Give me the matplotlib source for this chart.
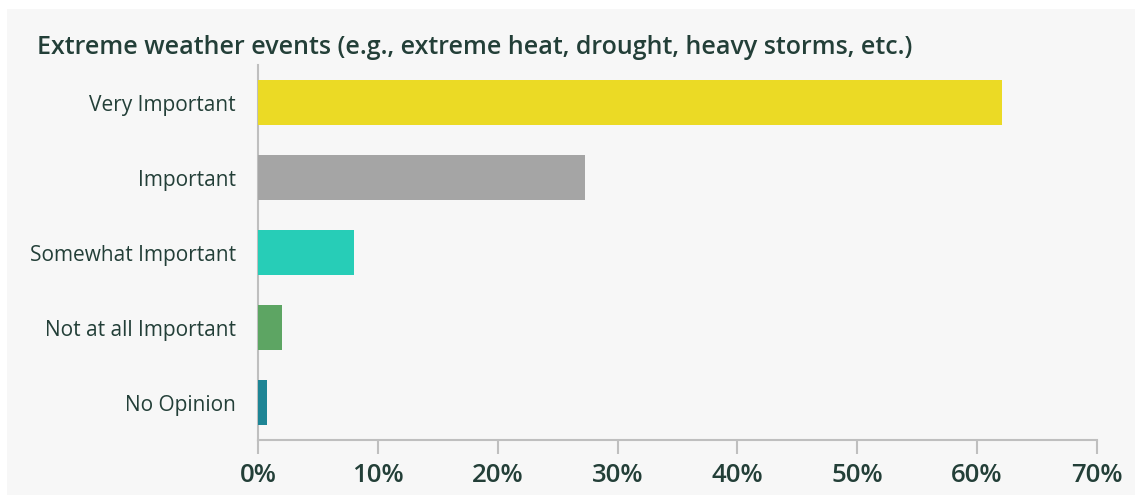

* * *

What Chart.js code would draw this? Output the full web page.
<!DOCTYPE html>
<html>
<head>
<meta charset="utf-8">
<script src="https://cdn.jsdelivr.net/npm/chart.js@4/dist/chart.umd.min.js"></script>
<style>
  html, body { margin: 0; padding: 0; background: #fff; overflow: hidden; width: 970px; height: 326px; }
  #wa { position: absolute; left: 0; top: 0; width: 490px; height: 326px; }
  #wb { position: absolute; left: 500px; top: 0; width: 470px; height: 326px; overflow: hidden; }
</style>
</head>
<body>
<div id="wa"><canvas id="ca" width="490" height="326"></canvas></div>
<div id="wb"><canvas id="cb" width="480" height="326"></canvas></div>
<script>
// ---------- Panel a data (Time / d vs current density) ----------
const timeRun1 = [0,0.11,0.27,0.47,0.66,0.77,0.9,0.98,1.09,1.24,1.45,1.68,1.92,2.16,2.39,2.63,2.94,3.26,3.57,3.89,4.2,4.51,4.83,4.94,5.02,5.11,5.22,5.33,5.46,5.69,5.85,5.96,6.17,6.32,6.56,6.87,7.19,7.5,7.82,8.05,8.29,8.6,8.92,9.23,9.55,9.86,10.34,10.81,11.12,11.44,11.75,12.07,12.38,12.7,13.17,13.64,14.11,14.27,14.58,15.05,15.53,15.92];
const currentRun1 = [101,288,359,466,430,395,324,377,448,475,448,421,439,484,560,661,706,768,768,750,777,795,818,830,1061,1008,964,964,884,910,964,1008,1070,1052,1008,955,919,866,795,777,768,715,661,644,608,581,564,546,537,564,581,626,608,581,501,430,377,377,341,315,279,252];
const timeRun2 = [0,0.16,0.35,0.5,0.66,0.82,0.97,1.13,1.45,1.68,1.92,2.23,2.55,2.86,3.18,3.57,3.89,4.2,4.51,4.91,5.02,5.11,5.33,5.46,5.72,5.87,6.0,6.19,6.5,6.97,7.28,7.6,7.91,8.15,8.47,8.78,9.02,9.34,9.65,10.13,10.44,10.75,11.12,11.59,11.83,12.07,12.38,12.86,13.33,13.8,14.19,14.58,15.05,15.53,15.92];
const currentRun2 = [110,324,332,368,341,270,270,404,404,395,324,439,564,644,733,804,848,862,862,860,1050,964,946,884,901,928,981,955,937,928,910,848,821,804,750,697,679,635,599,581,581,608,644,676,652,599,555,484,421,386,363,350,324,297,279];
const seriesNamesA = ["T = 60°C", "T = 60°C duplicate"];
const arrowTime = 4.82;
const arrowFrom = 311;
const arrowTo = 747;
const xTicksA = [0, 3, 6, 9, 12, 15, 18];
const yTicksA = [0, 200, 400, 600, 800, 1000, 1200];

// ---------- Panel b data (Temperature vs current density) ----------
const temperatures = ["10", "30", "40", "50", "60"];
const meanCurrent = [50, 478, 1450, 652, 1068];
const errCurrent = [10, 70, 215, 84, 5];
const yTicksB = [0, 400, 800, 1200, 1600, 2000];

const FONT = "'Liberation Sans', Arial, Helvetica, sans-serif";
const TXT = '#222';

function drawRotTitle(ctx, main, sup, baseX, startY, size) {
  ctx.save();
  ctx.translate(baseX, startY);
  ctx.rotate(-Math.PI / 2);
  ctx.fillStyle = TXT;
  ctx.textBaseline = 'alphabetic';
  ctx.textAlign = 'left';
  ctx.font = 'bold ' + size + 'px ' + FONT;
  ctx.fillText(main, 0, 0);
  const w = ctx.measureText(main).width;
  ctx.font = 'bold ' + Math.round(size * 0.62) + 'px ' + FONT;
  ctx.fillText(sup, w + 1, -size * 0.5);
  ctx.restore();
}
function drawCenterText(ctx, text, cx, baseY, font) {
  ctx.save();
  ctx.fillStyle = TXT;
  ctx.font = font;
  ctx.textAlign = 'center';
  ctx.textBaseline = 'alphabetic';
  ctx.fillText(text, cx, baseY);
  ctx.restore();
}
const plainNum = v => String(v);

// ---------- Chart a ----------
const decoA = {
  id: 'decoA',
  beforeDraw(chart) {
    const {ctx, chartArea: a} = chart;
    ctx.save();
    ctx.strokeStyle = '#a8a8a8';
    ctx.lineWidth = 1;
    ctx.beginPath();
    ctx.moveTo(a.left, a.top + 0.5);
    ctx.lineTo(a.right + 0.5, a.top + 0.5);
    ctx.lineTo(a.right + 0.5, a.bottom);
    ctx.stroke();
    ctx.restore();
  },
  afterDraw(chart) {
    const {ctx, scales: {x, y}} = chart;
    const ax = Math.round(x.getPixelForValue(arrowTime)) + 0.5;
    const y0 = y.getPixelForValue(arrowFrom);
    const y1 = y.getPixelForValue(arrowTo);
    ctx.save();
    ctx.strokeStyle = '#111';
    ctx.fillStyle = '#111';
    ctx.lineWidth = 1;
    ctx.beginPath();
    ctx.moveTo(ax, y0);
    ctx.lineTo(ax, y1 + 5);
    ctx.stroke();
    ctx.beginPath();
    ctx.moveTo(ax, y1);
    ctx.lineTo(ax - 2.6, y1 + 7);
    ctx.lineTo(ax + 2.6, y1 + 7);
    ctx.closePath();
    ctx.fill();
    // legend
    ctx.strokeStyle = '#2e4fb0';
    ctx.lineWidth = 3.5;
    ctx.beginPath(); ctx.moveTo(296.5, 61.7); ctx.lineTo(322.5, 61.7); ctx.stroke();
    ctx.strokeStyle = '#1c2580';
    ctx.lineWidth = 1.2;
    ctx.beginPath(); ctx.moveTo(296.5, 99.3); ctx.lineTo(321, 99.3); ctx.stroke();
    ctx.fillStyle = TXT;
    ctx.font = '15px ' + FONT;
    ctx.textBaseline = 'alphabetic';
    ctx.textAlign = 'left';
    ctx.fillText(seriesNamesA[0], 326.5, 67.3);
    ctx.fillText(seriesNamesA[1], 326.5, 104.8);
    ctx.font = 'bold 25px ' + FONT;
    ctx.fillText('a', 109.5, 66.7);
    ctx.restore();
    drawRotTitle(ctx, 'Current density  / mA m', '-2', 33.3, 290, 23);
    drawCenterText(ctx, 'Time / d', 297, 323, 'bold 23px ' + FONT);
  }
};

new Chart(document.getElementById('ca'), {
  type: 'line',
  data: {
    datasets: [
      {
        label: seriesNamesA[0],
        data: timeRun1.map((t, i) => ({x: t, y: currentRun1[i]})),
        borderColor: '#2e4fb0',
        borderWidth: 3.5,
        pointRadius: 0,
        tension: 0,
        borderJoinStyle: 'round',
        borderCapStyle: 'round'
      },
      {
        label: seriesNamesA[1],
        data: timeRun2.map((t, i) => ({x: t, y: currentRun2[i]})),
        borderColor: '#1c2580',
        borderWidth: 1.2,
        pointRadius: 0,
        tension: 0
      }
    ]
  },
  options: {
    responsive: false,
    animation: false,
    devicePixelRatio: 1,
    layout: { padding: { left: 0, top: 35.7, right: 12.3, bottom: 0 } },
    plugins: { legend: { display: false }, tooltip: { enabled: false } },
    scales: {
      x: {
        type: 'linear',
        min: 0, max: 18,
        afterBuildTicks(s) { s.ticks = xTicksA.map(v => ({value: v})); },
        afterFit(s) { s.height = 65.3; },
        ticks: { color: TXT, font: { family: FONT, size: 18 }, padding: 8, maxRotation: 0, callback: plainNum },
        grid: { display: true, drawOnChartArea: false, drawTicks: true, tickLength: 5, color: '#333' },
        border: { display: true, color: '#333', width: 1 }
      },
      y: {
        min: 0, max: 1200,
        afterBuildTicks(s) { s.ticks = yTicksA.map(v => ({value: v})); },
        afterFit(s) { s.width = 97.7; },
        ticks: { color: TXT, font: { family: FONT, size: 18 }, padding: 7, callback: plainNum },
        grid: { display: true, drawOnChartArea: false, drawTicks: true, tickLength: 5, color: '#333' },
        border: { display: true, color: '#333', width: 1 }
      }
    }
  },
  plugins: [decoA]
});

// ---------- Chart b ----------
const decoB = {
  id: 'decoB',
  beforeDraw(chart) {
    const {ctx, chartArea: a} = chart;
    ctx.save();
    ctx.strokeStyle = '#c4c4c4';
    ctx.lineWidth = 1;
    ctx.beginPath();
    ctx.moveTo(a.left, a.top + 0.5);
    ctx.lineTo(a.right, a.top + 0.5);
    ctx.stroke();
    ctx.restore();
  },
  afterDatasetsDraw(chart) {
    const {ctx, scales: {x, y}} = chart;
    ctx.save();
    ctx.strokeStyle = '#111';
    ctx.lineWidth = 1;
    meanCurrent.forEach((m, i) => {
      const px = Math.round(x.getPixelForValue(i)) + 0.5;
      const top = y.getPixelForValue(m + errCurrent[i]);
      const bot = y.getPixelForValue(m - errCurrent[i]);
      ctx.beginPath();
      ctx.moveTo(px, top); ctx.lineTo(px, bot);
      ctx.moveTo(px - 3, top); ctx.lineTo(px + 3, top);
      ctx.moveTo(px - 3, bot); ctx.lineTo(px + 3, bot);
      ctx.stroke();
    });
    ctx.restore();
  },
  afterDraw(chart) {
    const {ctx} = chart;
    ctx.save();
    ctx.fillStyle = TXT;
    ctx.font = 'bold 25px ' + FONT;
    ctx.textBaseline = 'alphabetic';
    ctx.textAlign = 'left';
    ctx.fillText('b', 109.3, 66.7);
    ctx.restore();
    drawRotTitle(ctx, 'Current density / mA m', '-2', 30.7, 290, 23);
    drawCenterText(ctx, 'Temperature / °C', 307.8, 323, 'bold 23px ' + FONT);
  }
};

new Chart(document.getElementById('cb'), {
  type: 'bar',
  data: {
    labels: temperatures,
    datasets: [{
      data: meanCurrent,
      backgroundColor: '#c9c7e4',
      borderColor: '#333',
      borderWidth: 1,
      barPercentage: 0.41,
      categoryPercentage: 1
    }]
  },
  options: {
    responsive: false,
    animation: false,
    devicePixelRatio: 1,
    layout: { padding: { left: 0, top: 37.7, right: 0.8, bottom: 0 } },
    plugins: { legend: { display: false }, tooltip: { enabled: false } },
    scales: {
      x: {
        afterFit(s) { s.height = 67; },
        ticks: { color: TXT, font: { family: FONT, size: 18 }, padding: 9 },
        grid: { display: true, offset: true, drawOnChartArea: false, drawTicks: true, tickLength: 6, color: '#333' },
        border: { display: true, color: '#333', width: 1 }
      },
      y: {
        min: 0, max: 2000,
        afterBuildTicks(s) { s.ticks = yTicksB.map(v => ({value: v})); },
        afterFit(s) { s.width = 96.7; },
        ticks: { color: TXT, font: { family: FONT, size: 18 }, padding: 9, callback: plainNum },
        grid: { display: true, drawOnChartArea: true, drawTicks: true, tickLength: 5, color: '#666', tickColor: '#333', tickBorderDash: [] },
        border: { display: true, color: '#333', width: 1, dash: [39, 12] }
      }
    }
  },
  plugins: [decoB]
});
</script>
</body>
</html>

What to do → Scan the data above; copy every line where "this" appears.

Answer to the problem →
Give me the matplotlib source for this chart.
What Chart.js code would draw this? Output the full web page.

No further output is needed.